Достоевский для Шпенглера – святой, апостол первого христианства, воплощение русскости. «Подлинный русский – это ученик Достоевского, хотя он его и не читает, хотя – и также потому что – читать он не умеет. Он сам – часть Достоевского. Если бы большевики, которые усматривают в Христе ровню себе, просто социального революционера, не были так духовно узки, они узнали бы в Достоевском настоящего своего врага»[38].
Расширительное употребление термина «большевики» Шпенглером опять затрудняет понимание смысла его последнего высказывания. Здесь имеются в виду богостроители (А. М. Горький, А. В. Луначарский (1875–1933) и др.), которые в 1909–1913 гг. создавали фракции в РСДРП и вызывали резкую критику со стороны Г. В. Плеханова (1856–1918) и В. И. Ленина за синтез марксизма и религии.

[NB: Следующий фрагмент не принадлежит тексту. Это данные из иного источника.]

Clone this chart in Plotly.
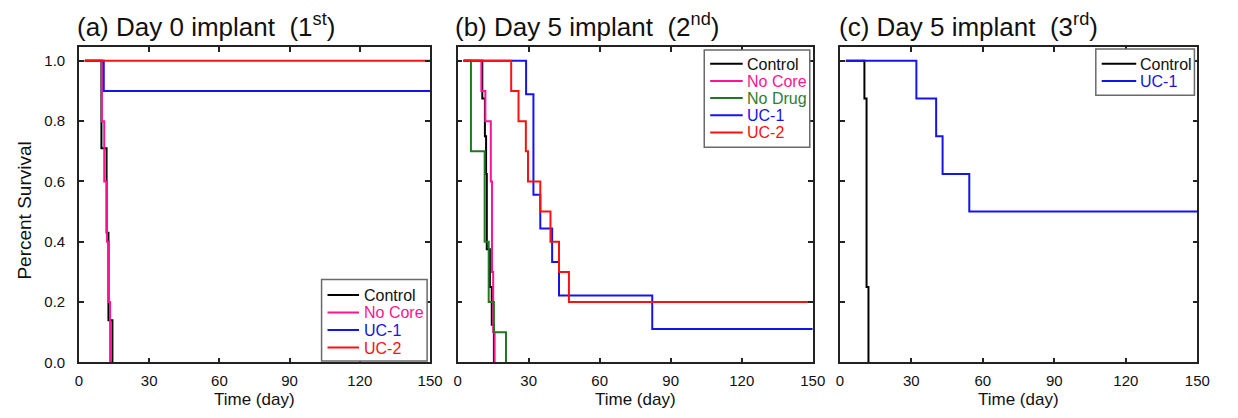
import plotly.graph_objects as go

W, H = 1238, 418
FONT = "Arial, Liberation Sans, sans-serif"

# ---------------- data ----------------
# Panel (a) Day 0 implant (1st)
a_control_t = [2.5, 9.6, 11.8, 12.6, 14.3]
a_control_s = [1.0, 0.71, 0.43, 0.14, 0.0]
a_nocore_t = [2.5, 9.8, 10.8, 12.0, 12.8, 13.3]
a_nocore_s = [1.0, 0.8, 0.6, 0.4, 0.2, 0.0]
a_uc1_t = [2.5, 10.6, 150]
a_uc1_s = [1.0, 0.9, 0.9]
a_uc2_t = [2.5, 150]
a_uc2_s = [1.0, 1.0]

# Panel (b) Day 5 implant (2nd)
b_control_t = [2.5, 10.4, 11.5, 12.0, 12.3, 13.6, 14.4, 15.3]
b_control_s = [1.0, 0.875, 0.75, 0.625, 0.375, 0.25, 0.125, 0.0]
b_nocore_t = [2.5, 10.0, 11.7, 14.0, 14.5, 15.0, 15.6]
b_nocore_s = [1.0, 0.9, 0.8, 0.6, 0.3, 0.1, 0.0]
b_nodrug_t = [2.5, 5.6, 11.4, 13.1, 15.3, 20.4]
b_nodrug_s = [1.0, 0.7, 0.4, 0.2, 0.1, 0.0]
b_uc1_t = [2.5, 28.9, 32.0, 34.9, 39.9, 42.8, 82.2, 150]
b_uc1_s = [1.0, 0.889, 0.556, 0.444, 0.333, 0.222, 0.111, 0.111]
b_uc2_t = [2.5, 22.6, 25.7, 28.8, 29.7, 34.9, 39.2, 42.8, 47.0, 150]
b_uc2_s = [1.0, 0.9, 0.8, 0.7, 0.6, 0.5, 0.4, 0.3, 0.2, 0.2]

# Panel (c) Day 5 implant (3rd)
c_control_t = [2.5, 10.3, 11.2, 12.0]
c_control_s = [1.0, 0.875, 0.25, 0.0]
c_uc1_t = [2.5, 32.1, 40.4, 43.1, 54.3, 150]
c_uc1_s = [1.0, 0.875, 0.75, 0.625, 0.5, 0.5]

x_ticks = [0, 30, 60, 90, 120, 150]
y_ticks = [0.0, 0.2, 0.4, 0.6, 0.8, 1.0]
y_ticklabels = ["0.0", "0.2", "0.4", "0.6", "0.8", "1.0"]

titles = ["(a) Day 0 implant\u00a0 (1<sup>st</sup>)",
          "(b) Day 5 implant\u00a0 (2<sup>nd</sup>)",
          "(c) Day 5 implant\u00a0 (3<sup>rd</sup>)"]
x_title = "Time (day)"
y_title = "Percent Survival"

COL = {"Control": "#000000", "No Core": "#FF1493", "No Drug": "#1F7A1F",
       "UC-1": "#1414F0", "UC-2": "#FF1010"}
TXTCOL = {"Control": "#111111", "No Core": "#FF1493", "No Drug": "#2E7D32",
          "UC-1": "#1414E0", "UC-2": "#FF1010"}

panels = [
    [("Control", a_control_t, a_control_s), ("No Core", a_nocore_t, a_nocore_s),
     ("UC-1", a_uc1_t, a_uc1_s), ("UC-2", a_uc2_t, a_uc2_s)],
    [("Control", b_control_t, b_control_s), ("No Core", b_nocore_t, b_nocore_s),
     ("No Drug", b_nodrug_t, b_nodrug_s), ("UC-1", b_uc1_t, b_uc1_s),
     ("UC-2", b_uc2_t, b_uc2_s)],
    [("Control", c_control_t, c_control_s), ("UC-1", c_uc1_t, c_uc1_s)],
]

# ---------------- layout geometry (pixels) ----------------
xdom_px = [(76, 432), (460, 820), (847.5, 1210)]
ytop, ybot = 48, 369.5
y_one = 62  # pixel row of survival 1.0
ydom = [(H - ybot) / H, (H - ytop) / H]
# legend boxes: (left, top, right, bottom), first row center, row step, line x0, line x1, text x
legend_geo = [
    (322, 285, 429, 368, 300.7, 17.9, 328, 360, 363),
    (710, 51, 817, 150, 65.0, 17.5, 716, 749, 751),
    (1107, 50, 1207, 97, 65.0, 17.7, 1113, 1148, 1150),
]
title_x = [72, 455, 845]


def px(xp):
    return xp / W


def py(yp):
    return 1 - yp / H


fig = go.Figure()
for i, series in enumerate(panels):
    xa = "x" if i == 0 else f"x{i+1}"
    ya = "y" if i == 0 else f"y{i+1}"
    for name, t, s in series:
        fig.add_trace(go.Scatter(
            x=t, y=s, mode="lines", line=dict(color=COL[name], width=2, shape="hv"),
            name=name, xaxis=xa, yaxis=ya, showlegend=False, hoverinfo="x+y+name"))

axis_common = dict(showline=True, linecolor="#222", linewidth=1.6, mirror="ticks",
                   ticks="inside", ticklen=5, tickwidth=1.5, tickcolor="#222",
                   showgrid=False, zeroline=False,
                   tickfont=dict(family=FONT, size=15, color="#111"))

shapes = []
annotations = []
layout = dict(width=W, height=H, margin=dict(l=0, r=0, t=0, b=0),
              paper_bgcolor="white", plot_bgcolor="white", showlegend=False,
              font=dict(family=FONT, color="#111"))

for i in range(3):
    xs = "xaxis" if i == 0 else f"xaxis{i+1}"
    ys = "yaxis" if i == 0 else f"yaxis{i+1}"
    x0, x1 = xdom_px[i]
    layout[xs] = dict(axis_common, domain=[px(x0), px(x1)], range=[0, 150],
                      tickvals=x_ticks, anchor="y" if i == 0 else f"y{i+1}",
                      ticklabelstandoff=4)
    layout[ys] = dict(axis_common, domain=ydom,
                      range=[0, (ybot - ytop) / (ybot - y_one)],
                      tickvals=y_ticks, ticktext=y_ticklabels,
                      showticklabels=(i == 0),
                      anchor="x" if i == 0 else f"x{i+1}", ticklabelstandoff=9)
    # panel title
    annotations.append(dict(
        text=titles[i], x=px(title_x[i]), y=py(25.5), xref="paper", yref="paper",
        xanchor="left", yanchor="middle", showarrow=False,
        font=dict(family=FONT, size=26, color="#111")))
    # x axis title
    annotations.append(dict(
        text=x_title, x=px((x0 + x1) / 2), y=py(407), xref="paper", yref="paper",
        xanchor="center", yanchor="middle", showarrow=False,
        font=dict(family=FONT, size=17, color="#111")))
    # legend box
    L, T, R, B, r0, step, lx0, lx1, tx = legend_geo[i]
    shapes.append(dict(type="rect", xref="paper", yref="paper",
                       x0=px(L), x1=px(R), y0=py(B), y1=py(T),
                       line=dict(color="#6a6a6a", width=1.5), fillcolor="white",
                       layer="above"))
    for k, (name, _, _) in enumerate(panels[i]):
        yc = r0 + k * step
        shapes.append(dict(type="line", xref="paper", yref="paper",
                           x0=px(lx0), x1=px(lx1), y0=py(yc), y1=py(yc),
                           line=dict(color=COL[name], width=2), layer="above"))
        annotations.append(dict(
            text=name, x=px(tx), y=py(yc + 0.5), xref="paper", yref="paper",
            xanchor="left", yanchor="middle", showarrow=False,
            font=dict(family=FONT, size=16, color=TXTCOL[name])))

annotations.append(dict(
    text=y_title, x=px(21), y=py(215), xref="paper", yref="paper",
    xanchor="center", yanchor="middle", showarrow=False, textangle=-90,
    font=dict(family=FONT, size=19, color="#111")))

layout["shapes"] = shapes
layout["annotations"] = annotations
fig.update_layout(**layout)
fig.write_html("out.html")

А. Луначарский в религии видел, прежде всего, социальное учение. О раннем христианстве он писал: «Это религия, которая ожидала, призывала всеми силами души страшную террористическую революцию, которая была бы не только сокрушительной для царства богатых, но которая утолила бы бесконечную жажду мести демократии перспективами вечных мук, которыми она будет наслаждаться»[39]. Он всячески дистанцировался от богоискателей. «Конечно, мы, марксисты, отрицаем существование какого бы то ни было бога, и искать его нечего <…>. Бога нужно не искать, толковал я, его надо дать миру. В мире его нет, но он может быть. Путь борьбы за социализм, то есть за триумф человека в природе, это и есть богостроительство»[40], – оправдывался за свои ошибки перед расширенной редакцией газеты «Пролетарий» Луначарский в июне 1909 г.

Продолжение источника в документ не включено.